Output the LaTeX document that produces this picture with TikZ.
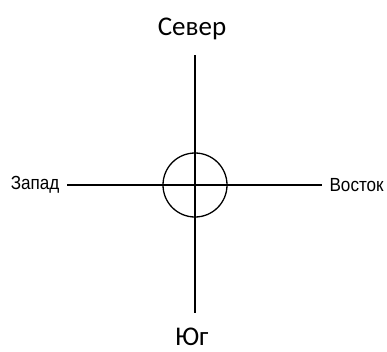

::::::

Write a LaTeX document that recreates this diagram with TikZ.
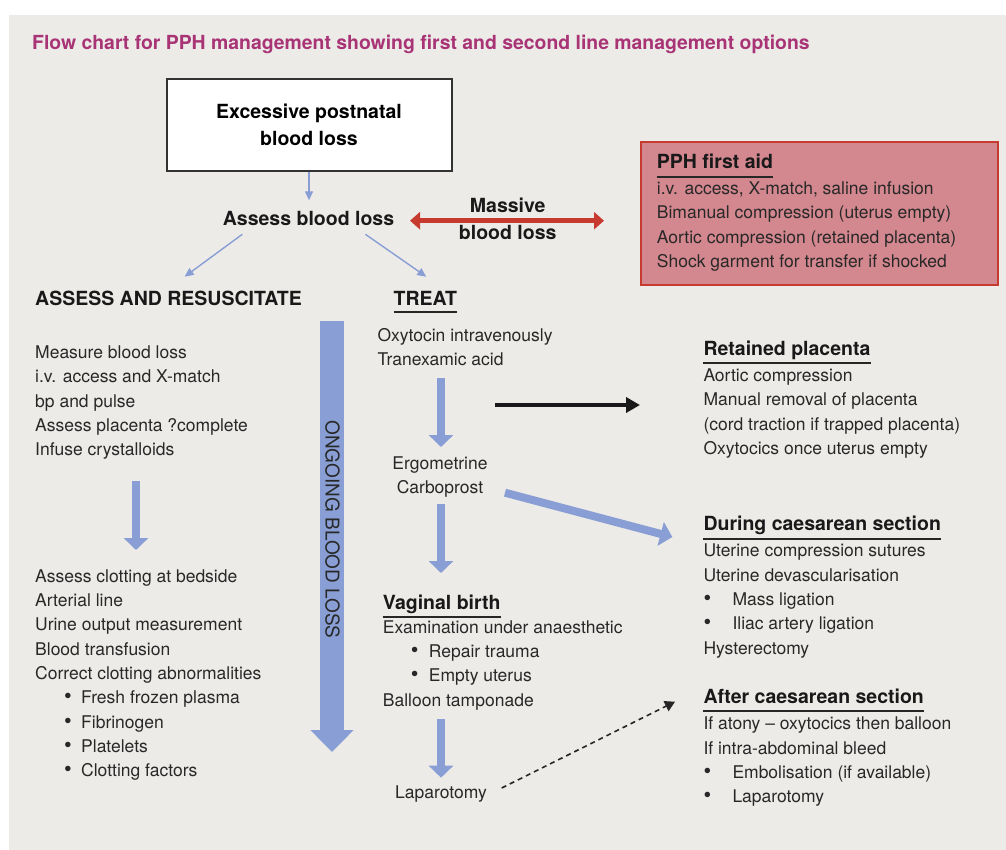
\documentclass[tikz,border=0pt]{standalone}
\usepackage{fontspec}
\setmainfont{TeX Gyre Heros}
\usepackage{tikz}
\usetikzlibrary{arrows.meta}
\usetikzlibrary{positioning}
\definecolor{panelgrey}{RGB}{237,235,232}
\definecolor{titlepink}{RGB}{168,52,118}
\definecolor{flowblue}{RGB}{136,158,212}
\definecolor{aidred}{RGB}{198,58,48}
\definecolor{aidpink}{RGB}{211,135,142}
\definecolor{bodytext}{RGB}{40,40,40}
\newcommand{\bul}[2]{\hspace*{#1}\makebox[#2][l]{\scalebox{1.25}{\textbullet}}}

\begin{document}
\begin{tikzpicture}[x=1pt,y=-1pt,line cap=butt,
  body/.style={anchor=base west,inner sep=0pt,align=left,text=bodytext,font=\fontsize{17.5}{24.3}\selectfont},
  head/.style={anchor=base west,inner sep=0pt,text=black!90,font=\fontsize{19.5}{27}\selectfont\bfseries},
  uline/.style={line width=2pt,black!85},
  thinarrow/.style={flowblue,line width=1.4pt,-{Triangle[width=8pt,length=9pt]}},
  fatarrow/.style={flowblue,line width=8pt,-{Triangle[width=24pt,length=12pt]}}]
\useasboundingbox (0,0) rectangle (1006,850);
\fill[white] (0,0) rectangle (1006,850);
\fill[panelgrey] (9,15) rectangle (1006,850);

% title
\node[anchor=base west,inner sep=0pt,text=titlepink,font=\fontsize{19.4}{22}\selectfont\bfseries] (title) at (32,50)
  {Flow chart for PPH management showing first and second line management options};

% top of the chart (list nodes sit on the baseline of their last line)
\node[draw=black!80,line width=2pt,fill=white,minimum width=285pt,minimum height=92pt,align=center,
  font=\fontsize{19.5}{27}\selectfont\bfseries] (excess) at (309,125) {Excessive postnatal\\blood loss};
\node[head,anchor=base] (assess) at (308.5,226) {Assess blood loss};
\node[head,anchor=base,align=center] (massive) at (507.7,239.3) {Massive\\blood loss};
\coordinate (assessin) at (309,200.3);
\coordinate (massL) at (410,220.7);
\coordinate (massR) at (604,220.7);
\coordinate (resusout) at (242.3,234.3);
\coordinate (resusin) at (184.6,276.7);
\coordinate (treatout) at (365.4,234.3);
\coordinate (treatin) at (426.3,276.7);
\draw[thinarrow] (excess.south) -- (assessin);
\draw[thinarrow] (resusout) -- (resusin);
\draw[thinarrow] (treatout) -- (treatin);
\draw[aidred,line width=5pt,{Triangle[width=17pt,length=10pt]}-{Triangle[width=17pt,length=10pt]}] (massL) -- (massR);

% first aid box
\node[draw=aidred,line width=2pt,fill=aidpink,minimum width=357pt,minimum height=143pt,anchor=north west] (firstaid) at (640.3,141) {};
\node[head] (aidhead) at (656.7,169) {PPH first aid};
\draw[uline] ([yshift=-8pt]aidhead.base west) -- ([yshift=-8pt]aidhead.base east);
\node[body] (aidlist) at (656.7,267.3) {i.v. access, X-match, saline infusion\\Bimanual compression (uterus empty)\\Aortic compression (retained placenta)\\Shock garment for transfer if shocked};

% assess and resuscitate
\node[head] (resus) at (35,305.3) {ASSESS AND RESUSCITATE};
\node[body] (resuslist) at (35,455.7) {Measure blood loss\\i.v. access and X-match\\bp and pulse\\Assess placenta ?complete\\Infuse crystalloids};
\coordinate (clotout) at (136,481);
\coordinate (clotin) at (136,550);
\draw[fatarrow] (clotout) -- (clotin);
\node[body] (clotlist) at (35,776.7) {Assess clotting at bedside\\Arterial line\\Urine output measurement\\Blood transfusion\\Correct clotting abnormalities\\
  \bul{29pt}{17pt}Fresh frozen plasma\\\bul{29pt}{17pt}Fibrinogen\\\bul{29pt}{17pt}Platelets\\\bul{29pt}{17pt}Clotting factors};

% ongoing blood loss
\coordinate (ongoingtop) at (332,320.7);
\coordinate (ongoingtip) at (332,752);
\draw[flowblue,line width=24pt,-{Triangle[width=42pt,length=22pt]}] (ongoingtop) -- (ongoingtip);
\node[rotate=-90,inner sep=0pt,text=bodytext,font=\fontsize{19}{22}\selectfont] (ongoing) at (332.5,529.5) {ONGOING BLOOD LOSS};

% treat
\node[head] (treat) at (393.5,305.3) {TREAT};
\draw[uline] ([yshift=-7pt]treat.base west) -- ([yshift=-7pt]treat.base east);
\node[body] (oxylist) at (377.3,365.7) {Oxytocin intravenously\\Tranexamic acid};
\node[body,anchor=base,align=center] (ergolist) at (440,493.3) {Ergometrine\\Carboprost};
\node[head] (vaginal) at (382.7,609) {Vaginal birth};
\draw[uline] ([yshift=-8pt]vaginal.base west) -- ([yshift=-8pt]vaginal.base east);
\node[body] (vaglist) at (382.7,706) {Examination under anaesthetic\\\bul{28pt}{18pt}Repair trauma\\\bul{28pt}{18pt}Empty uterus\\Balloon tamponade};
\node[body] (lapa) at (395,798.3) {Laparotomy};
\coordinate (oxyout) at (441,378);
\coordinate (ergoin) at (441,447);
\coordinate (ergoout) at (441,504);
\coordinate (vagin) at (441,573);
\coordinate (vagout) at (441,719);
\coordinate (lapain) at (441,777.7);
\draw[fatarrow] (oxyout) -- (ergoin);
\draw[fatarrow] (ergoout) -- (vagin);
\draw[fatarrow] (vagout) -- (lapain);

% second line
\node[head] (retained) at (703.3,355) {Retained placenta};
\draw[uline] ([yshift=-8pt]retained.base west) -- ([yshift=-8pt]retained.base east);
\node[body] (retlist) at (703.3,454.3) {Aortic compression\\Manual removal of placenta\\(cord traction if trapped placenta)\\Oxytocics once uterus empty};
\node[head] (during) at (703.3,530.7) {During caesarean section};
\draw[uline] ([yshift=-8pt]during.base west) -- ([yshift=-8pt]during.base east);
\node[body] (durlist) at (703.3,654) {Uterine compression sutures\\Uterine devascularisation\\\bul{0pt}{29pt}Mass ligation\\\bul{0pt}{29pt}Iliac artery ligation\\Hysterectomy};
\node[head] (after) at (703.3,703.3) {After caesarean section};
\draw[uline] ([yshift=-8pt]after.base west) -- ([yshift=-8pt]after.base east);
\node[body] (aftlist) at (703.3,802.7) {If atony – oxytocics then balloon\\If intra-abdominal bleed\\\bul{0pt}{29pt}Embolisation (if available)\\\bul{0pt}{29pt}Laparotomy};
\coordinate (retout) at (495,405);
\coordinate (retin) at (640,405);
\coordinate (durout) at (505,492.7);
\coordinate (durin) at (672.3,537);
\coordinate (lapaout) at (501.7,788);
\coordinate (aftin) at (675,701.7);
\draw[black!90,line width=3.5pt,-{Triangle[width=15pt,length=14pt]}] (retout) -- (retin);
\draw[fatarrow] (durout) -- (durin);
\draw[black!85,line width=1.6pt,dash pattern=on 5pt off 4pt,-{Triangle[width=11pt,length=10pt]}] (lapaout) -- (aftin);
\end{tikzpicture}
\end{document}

::::::

**GOAL**
Show the lines of the records that contain the word "with".

**TASK OUTPUT**
Output the LaTeX document that produces this picture with TikZ.
Write a LaTeX document that recreates this diagram with TikZ.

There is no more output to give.